# Movie Recommendation System

This notebook demonstrates the process of building a movie recommendation system by loading, cleaning, merging, and transforming movie datasets using Python. We will perform the following steps:
1. Import necessary libraries.
2. Load datasets.
3. Select relevant columns.
4. Handle missing values.
5. Merge datasets.
6. Convert JSON-like strings to lists.
7. Extract specific information (e.g., director, cast names).
8. Build the recommendation system using cosine similarity.
9. Display the processed data and results.

Let's get started!


In [None]:

# Step 1: Import necessary libraries
import numpy as np
import pandas as pd
import ast
import nltk
from nltk.stem.porter import PorterStemmer
from sklearn.feature_extraction.text import CountVectorizer
from sklearn.metrics.pairwise import cosine_similarity
import pickle


In [None]:

# Step 2: Load datasets
# Loading datasets containing movie credits, keywords, and metadata
credits_df = pd.read_csv("credits.csv")
keywords_df = pd.read_csv("keywords.csv")
movies_metadata_df = pd.read_csv("movies_metadata.csv")


In [None]:

# Step 3: Select relevant columns
# We are only interested in a subset of columns from each dataset to reduce memory usage and focus on essential information
movies_metadata_df = movies_metadata_df[['id', 'genres', 'original_title', 'overview', 'production_companies']]
credits_df = credits_df[['id', 'cast', 'crew']]
keywords_df = keywords_df[['id', 'keywords']]
print(movies_metadata_df.shape)


In [None]:

# Step 4: Handle missing values
# Checking for null values in each dataset to ensure data integrity
print(movies_metadata_df.isnull().sum())
print(credits_df.isnull().sum())
print(keywords_df.isnull().sum())

# Filling missing 'id' values with 0 and converting to numeric to prevent errors during merging
movies_metadata_df['id'] = movies_metadata_df['id'].fillna(0)
movies_metadata_df['id'] = pd.to_numeric(movies_metadata_df['id'], errors='coerce')


In [None]:

# Step 5: Merge datasets
# Merging datasets on 'id' column to combine all relevant information into a single DataFrame
merged_df = keywords_df.merge(movies_metadata_df, on='id')
merged_df = merged_df.merge(credits_df, on='id')
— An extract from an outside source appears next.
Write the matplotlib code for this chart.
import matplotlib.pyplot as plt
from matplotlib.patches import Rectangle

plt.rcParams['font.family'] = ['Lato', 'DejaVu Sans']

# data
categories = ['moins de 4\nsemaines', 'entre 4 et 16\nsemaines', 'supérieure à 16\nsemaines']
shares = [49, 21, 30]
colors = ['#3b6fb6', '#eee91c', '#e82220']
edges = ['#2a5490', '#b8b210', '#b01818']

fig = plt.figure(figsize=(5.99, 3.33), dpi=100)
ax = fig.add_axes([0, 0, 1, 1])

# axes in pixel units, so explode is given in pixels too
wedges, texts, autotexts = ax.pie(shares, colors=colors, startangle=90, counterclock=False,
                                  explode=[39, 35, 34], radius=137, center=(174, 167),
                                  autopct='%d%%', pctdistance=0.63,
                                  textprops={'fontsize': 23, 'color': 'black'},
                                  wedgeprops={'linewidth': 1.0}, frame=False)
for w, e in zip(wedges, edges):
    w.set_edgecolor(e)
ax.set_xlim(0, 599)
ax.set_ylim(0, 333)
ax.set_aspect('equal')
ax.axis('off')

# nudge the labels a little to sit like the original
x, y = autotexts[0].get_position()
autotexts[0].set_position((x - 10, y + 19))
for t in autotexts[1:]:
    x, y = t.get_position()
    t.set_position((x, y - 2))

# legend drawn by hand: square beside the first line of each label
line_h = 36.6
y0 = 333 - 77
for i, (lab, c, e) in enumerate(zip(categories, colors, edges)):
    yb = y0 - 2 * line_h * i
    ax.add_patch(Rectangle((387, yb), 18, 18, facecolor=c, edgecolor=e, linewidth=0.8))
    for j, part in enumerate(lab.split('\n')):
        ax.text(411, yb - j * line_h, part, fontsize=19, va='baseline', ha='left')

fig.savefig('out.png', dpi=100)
# Filling missing JSON-like columns with empty lists to avoid issues during data processing
merged_df['genres'] = merged_df['genres'].fillna('[]')
merged_df['keywords'] = merged_df['keywords'].fillna('[]')
merged_df['production_companies'] = merged_df['production_companies'].fillna('[]')


In [None]:

# Step 6: Convert JSON-like strings to lists
# Define a function to convert JSON-like strings to lists
def convert_to_list(text):
    elements_list = []
    for element in ast.literal_eval(text):
        elements_list.append(element['name'])
    return elements_list

# Apply the function to relevant columns to convert JSON-like strings into Python lists
merged_df['genres'] = merged_df['genres'].apply(convert_to_list)
merged_df['keywords'] = merged_df['keywords'].apply(convert_to_list)


In [None]:

# Step 7: Extract specific information
# Define a function to extract director names from the 'crew' column
def extract_director(crew_data):
    director_list = []
    for member in ast.literal_eval(crew_data):
        if member['job'] == 'Director':
            director_list.append(member['name'])
            break
    return director_list

# Apply the function to extract directors
merged_df['crew'] = merged_df['crew'].apply(extract_director)
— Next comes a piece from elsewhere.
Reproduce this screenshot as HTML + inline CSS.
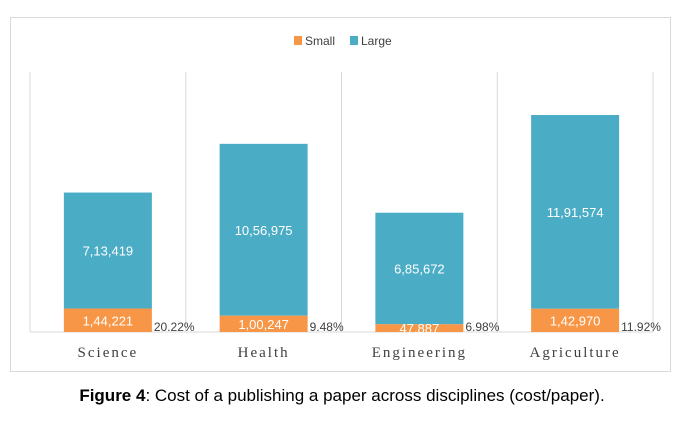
<!DOCTYPE html>
<html><head><meta charset="utf-8"><style>
body{margin:0;background:#fff;width:684px;height:422px;overflow:hidden}
</style></head><body>
<svg width="684" height="422" id="c" font-family="Liberation Sans, sans-serif">
<rect x="10.5" y="17.5" width="660" height="354" fill="#fff" stroke="#d9d9d9" stroke-width="1"/>
<g>
<rect x="294" y="36" width="8" height="9" fill="#f79646"/>
<text x="305" y="45" font-size="12" fill="#404040">Small</text>
<rect x="350" y="36" width="8" height="9" fill="#4bacc6"/>
<text x="361" y="45" font-size="12" fill="#404040">Large</text>
</g>
<g id="plot"></g>
<text x="342" y="401" text-anchor="middle" font-size="17" fill="#000"><tspan font-weight="bold">Figure 4</tspan>: Cost of a publishing a paper across disciplines (cost/paper).</text>
</svg>
<script>
const categories=["Science","Health","Engineering","Agriculture"];
const smallVals=[144221,100247,47887,142970];
const largeVals=[713419,1056975,685672,1191574];
const smallLabels=["1,44,221","1,00,247","47,887","1,42,970"];
const largeLabels=["7,13,419","10,56,975","6,85,672","11,91,574"];
const pctLabels=["20.22%","9.48%","6.98%","11.92%"];
const NS="http://www.w3.org/2000/svg";
const plotG=document.getElementById('plot');
const xStart=30,xEnd=653,yBase=332,yTop=72,perPx=6150;
const bw=(xEnd-xStart)/categories.length;
const yScale=v=>yBase-v/perPx;
function mk(t,a){const e=document.createElementNS(NS,t);for(const k in a)e.setAttribute(k,a[k]);plotG.appendChild(e);return e;}
for(let i=0;i<=categories.length;i++){
 const l=mk('line',{x1:xStart+i*bw,x2:xStart+i*bw,y1:yTop,y2:yBase,stroke:'#d9d9d9'});
 
 
}
const bl=mk('line',{x1:xStart,x2:xEnd,y1:yBase,y2:yBase,stroke:'#d9d9d9'});


categories.forEach((c,i)=>{
 const cx=xStart+bw*(i+0.5),w=88,bx=cx-w/2;
 const ys=yScale(smallVals[i]),yl=yScale(smallVals[i]+largeVals[i]);
 const rl=mk('rect',{x:bx,y:yl,width:w,height:ys-yl,fill:'#4bacc6'});
 
 
 const rs=mk('rect',{x:bx,y:ys,width:w,height:yBase-ys,fill:'#f79646'});
 
 
 const tl=mk('text',{x:cx,y:(ys+yl)/2+5,'text-anchor':'middle','font-size':13,fill:'#fff'});
 tl.textContent=largeLabels[i];
 
 
 const ts=mk('text',{x:cx,y:(ys+yBase)/2+5,'text-anchor':'middle','font-size':13,fill:'#fff'});
 ts.textContent=smallLabels[i];
 
 
 const tp=mk('text',{x:bx+w+2,y:yBase-1,'font-size':12,fill:'#404040'});
 tp.textContent=pctLabels[i];
 
 
 const tc=mk('text',{x:cx,y:357,'text-anchor':'middle','font-size':15,fill:'#404040','font-family':'Liberation Serif, serif','letter-spacing':'2'});
 tc.textContent=c;
 
 
});
</script>
</body></html>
# Define a function to extract up to 5 cast names from the 'cast' column
def extract_cast_names(cast_data):
    cast_list = []
    counter = 0
    for member in ast.literal_eval(cast_data):
        if counter < 5:
            cast_list.append(member['name'])
            counter += 1
        else:
            break
    return cast_list

# Apply the function to extract cast names
merged_df['cast'] = merged_df['cast'].apply(extract_cast_names)


In [None]:

# Step 8: Build the recommendation system using cosine similarity
# Combining all relevant text features into a single column for vectorization
merged_df['combined_features'] = merged_df['genres'] + merged_df['keywords'] + merged_df['cast'] + merged_df['crew']
merged_df['combined_features'] = merged_df['combined_features'].apply(lambda x: ' '.join(x))

# Vectorizing the combined features column
vectorizer = CountVectorizer()
count_matrix = vectorizer.fit_transform(merged_df['combined_features'])

# Calculating the cosine similarity matrix
cosine_sim_matrix = cosine_similarity(count_matrix, count_matrix)

# Function to get movie recommendations based on cosine similarity
def get_movie_recommendations(title, cosine_sim=cosine_sim_matrix):
    idx = merged_df[merged_df['original_title'] == title].index[0]
    sim_scores = list(enumerate(cosine_sim[idx]))
    sim_scores = sorted(sim_scores, key=lambda x: x[1], reverse=True)
    sim_scores = sim_scores[1:11]
    movie_indices = [i[0] for i in sim_scores]
    return merged_df['original_title'].iloc[movie_indices]

# Example usage
print(get_movie_recommendations('The Dark Knight'))


In [None]:

# Step 9: Display the processed data
# Display the first few rows of the processed DataFrame to verify the transformations
merged_df.head()